On the start of emails:
I met her on 24 May 2014 and she asked me how I liked her film Queen? When I said I hadn’t watched the movie, she said I sent her an email in the morning praising her. I told her I did not send her an email. She was upset and run-off. I got a barrage of messages from her on Blackberry the next morning. The messages were all in Hindi and all abusive. I thought she had lost her phone and some guy was playing a prank. There was a mail from Rangoli and I was completely blown away. In the first, she accused me of hacking Kangana’s account and all such things. Rangoli asked me to not misuse the pictures and videos, she had sent me. I had no idea what she was talking about. I said please come and meet me. I called my IT guy Mr Lamba and realised she was communicating with an imposter. I texted Rangoli to not get worried and I told them we’ll catch the imposter. In another email she accused me of emotionally and physiologically raping Kangana. That is when I said I need to be away from this mess.
Also read: Kangana Ranaut responds with 9 questions to Hrithik Roshan’s emotional Facebook post
On the ‘impression’ Kangana had:
I got an email in which she said, “Before I send you any message, I want you to tell me which medium we should use to communicate.” The first emails I received on my personal ID were I miss you and then there were explicit emails. I started to send them to spam. MacBook Pro did not give me an option to block it. I have read about 40-50 emails out of 3000 of them. Till then it was all in the email, but then the harassment became public.
On the hacking and distancing himself from it:
Hacking is not easy. I am no hacker. If you see the emails it recounts the happenings of her entire day, the people she met and all. How can I know all that? People are assuming I was in a relationship with her when they suggest hacking. But there was no relationship. This is the first time in my life that I have received such emails. My higher understanding of life told me to ignore. I think ignorance is the best way to discourage anyone. This is not the first time, I have received umpteen number of emails from random people. The effect that my conversation of Rangoli had on me when she used words like rape, enabled me to distance myself from this drama. At that point, if I would have replied, God knows what would’ve happened.

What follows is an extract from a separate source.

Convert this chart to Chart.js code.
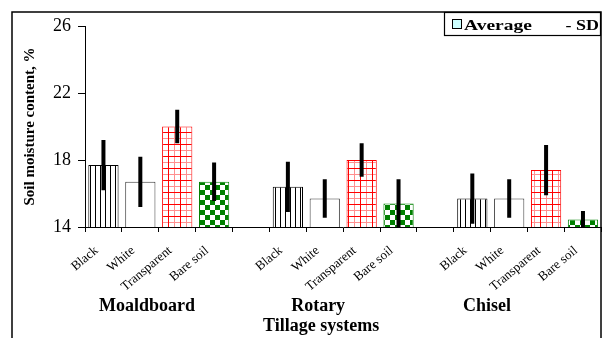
<!DOCTYPE html>
<html>
<head>
<meta charset="utf-8">
<script src="https://cdn.jsdelivr.net/npm/chart.js@4.4.0/dist/chart.umd.min.js"></script>
<style>
  html, body { margin: 0; padding: 0; background: #fff; }
</style>
</head>
<body>
<canvas id="chart" width="604" height="338"></canvas>
<script>
// Tillage systems and cover treatments
const systems = ['Moaldboard', 'Rotary', 'Chisel'];
const covers = ['Black', 'White', 'Transparent', 'Bare soil'];
// Average soil moisture (%) per cover, per system
const moaldboardAvg = [17.7, 16.7, 20.0, 16.7];
const rotaryAvg = [16.4, 15.7, 18.0, 15.4];
const chiselAvg = [15.7, 15.7, 17.4, 14.45];
// Standard deviations
const moaldboardSD = [1.5, 1.5, 1.0, 1.15];
const rotarySD = [1.5, 1.15, 1.0, 1.45];
const chiselSD = [1.5, 1.15, 1.5, 0.5];
const yTicks = [14, 18, 22, 26];

const FONT = 'Liberation Serif';

// Build the 14 slots: 4 covers per system, one empty slot between systems
const labels = [], average = [], sd = [], kind = [];
[moaldboardAvg, rotaryAvg, chiselAvg].forEach((avg, g) => {
    const dev = [moaldboardSD, rotarySD, chiselSD][g];
    if (g > 0) {
        labels.push(''); average.push(null); sd.push(null); kind.push(-1);
    }
    covers.forEach((c, i) => {
        labels.push(c); average.push(avg[i]); sd.push(dev[i]); kind.push(i);
    });
});

const canvas = document.getElementById('chart');
const ctx = canvas.getContext('2d');

function makePattern(w, h, draw) {
    const c = document.createElement('canvas');
    c.width = w; c.height = h;
    const g = c.getContext('2d');
    g.fillStyle = '#fff';
    g.fillRect(0, 0, w, h);
    draw(g);
    return ctx.createPattern(c, 'repeat');
}

// Black: vertical stripes
const stripes = makePattern(5, 4, g => {
    g.fillStyle = '#000';
    g.fillRect(0, 0, 1, 4);
});
// White: plain
const plain = '#ffffff';
// Transparent: red grid
const grid = makePattern(12, 12, g => {
    g.fillStyle = '#ff9090';
    g.fillRect(6, 0, 1, 12);
    g.fillRect(0, 6, 12, 1);
    g.fillStyle = '#ff0000';
    g.fillRect(0, 0, 1, 12);
    g.fillRect(0, 0, 12, 1);
});
// Bare soil: green checkerboard
const checker = makePattern(10, 10, g => {
    g.fillStyle = '#008000';
    g.fillRect(0, 0, 5, 5);
    g.fillRect(5, 5, 5, 5);
});

const fills = [stripes, plain, grid, checker];
const borders = ['#000000', '#3a3a3a', '#ff0000', '#008000'];

// Error bars (+/- SD), drawn through the y scale
const errorBars = {
    id: 'errorBars',
    afterDatasetsDraw(chart) {
        const c = chart.ctx, y = chart.scales.y, area = chart.chartArea;
        const meta = chart.getDatasetMeta(0);
        c.save();
        c.beginPath();
        c.rect(area.left, area.top, area.right - area.left, area.bottom - area.top);
        c.clip();
        c.strokeStyle = '#000';
        c.lineWidth = 4;
        c.lineCap = 'butt';
        average.forEach((v, i) => {
            if (v == null) return;
            const x = meta.data[i].x;
            c.beginPath();
            c.moveTo(x, y.getPixelForValue(v + sd[i]));
            c.lineTo(x, y.getPixelForValue(v - sd[i]));
            c.stroke();
        });
        c.restore();
    }
};

// draw text stretched horizontally, like the wide lettering of the original
function wideText(c, text, x, y, stretch, align) {
    c.save();
    c.translate(x, y);
    c.scale(stretch, 1);
    c.textAlign = align;
    c.fillText(text, 0, 0);
    c.restore();
}

// Frame, legend, axis titles and group labels
const decorations = {
    id: 'decorations',
    afterDraw(chart) {
        const c = chart.ctx, x = chart.scales.x, area = chart.chartArea;
        c.save();
        // outer frame
        c.strokeStyle = '#000';
        c.lineWidth = 1.5;
        c.strokeRect(12, 12, 589, 340);
        // legend box
        c.lineWidth = 1.2;
        c.strokeRect(444.5, 12.5, 156, 23);
        c.fillStyle = '#ccffff';
        c.fillRect(452.5, 19.5, 9, 9);
        c.lineWidth = 1;
        c.strokeRect(452.5, 19.5, 9, 9);
        c.fillStyle = '#000';
        c.font = 'bold 15px ' + FONT;
        c.textBaseline = 'alphabetic';
        wideText(c, 'Average', 464, 30, 1.3, 'left');
        wideText(c, '- SD', 599, 30, 1.2, 'right');
        // y axis title
        c.save();
        c.translate(30, (area.top + area.bottom) / 2);
        c.rotate(-Math.PI / 2);
        c.textAlign = 'center';
        c.textBaseline = 'middle';
        c.font = 'bold 15px ' + FONT;
        c.fillText('Soil moisture content, %', 0, 0);
        c.restore();
        // group labels and x axis title
        c.font = 'bold 18px ' + FONT;
        c.textAlign = 'center';
        c.textBaseline = 'middle';
        const anchors = [1.18, 5.82, 10.4];
        systems.forEach((s, g) => {
            c.fillText(s, x.getPixelForValue(anchors[g]), 306);
        });
        c.fillText('Tillage systems', x.getPixelForValue(5.9), 326);
        c.restore();
    }
};

new Chart(ctx, {
    type: 'bar',
    data: {
        labels: labels,
        datasets: [{
            label: 'Average',
            data: average,
            backgroundColor: kind.map(k => k < 0 ? plain : fills[k]),
            borderColor: kind.map(k => k < 0 ? '#000' : borders[k]),
            borderWidth: 1,
            borderSkipped: false,
            barPercentage: 0.82,
            categoryPercentage: 1.0
        }]
    },
    options: {
        responsive: false,
        animation: false,
        devicePixelRatio: 1,
        layout: { padding: { top: 26, left: 0, right: 0, bottom: 0 } },
        plugins: {
            legend: { display: false },
            tooltip: { enabled: false }
        },
        scales: {
            x: {
                grid: { drawOnChartArea: false, drawTicks: true, tickLength: 5, color: '#000', offset: true },
                border: { display: true, color: '#000', width: 1 },
                ticks: {
                    autoSkip: false, minRotation: 40, maxRotation: 40,
                    color: '#000', padding: 11, labelOffset: -7,
                    font: { family: FONT, size: 13 }
                },
                afterFit: s => { s.height = 111; }
            },
            y: {
                min: 14, max: 26,
                afterBuildTicks: s => { s.ticks = yTicks.map(v => ({ value: v })); },
                grid: { drawOnChartArea: false, drawTicks: true, tickLength: 7, color: '#000' },
                border: { display: true, color: '#000', width: 1 },
                ticks: {
                    color: '#000', padding: 7,
                    font: { family: FONT, size: 18 }
                },
                afterFit: s => { s.width = 85; }
            }
        }
    },
    plugins: [errorBars, decorations]
});
</script>
</body>
</html>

On the picture and the aftermath:
At first, when that picture I came out, it was exposed the very next day. All my friends tweeted pictures of different things we were doing. It was an enactment where we were all having fun. It has been photoshopped. Until this point, the harassment was not out to the public. And then I started learning things. I started meeting people when they started asking about our relationship. I didn’t know how to react. I met big names who told me my ‘girlfriend’ stopped them from sending me invites for movie screenings. I became desperate. I wanted people to believe it was untrue.
On the silly-ex comment:
Mind you, I do my fact check. She was specifically asked to comment on my name. She was asked Hrithik ousted you from Aashiqui 3 and she used the silly-ex comment. That was when I decided I need to speak. I was not ina good state of mind. She not only established we had a relatinship she also made me a small-minded person who could not move on. No one really knew how much I tried reaching out to her, through Rangoli or her friends. But it was in vain. That is when I decided to send a legal notice. It was not a threat. It was simply to tell her in the most civil way to stop what she was doing.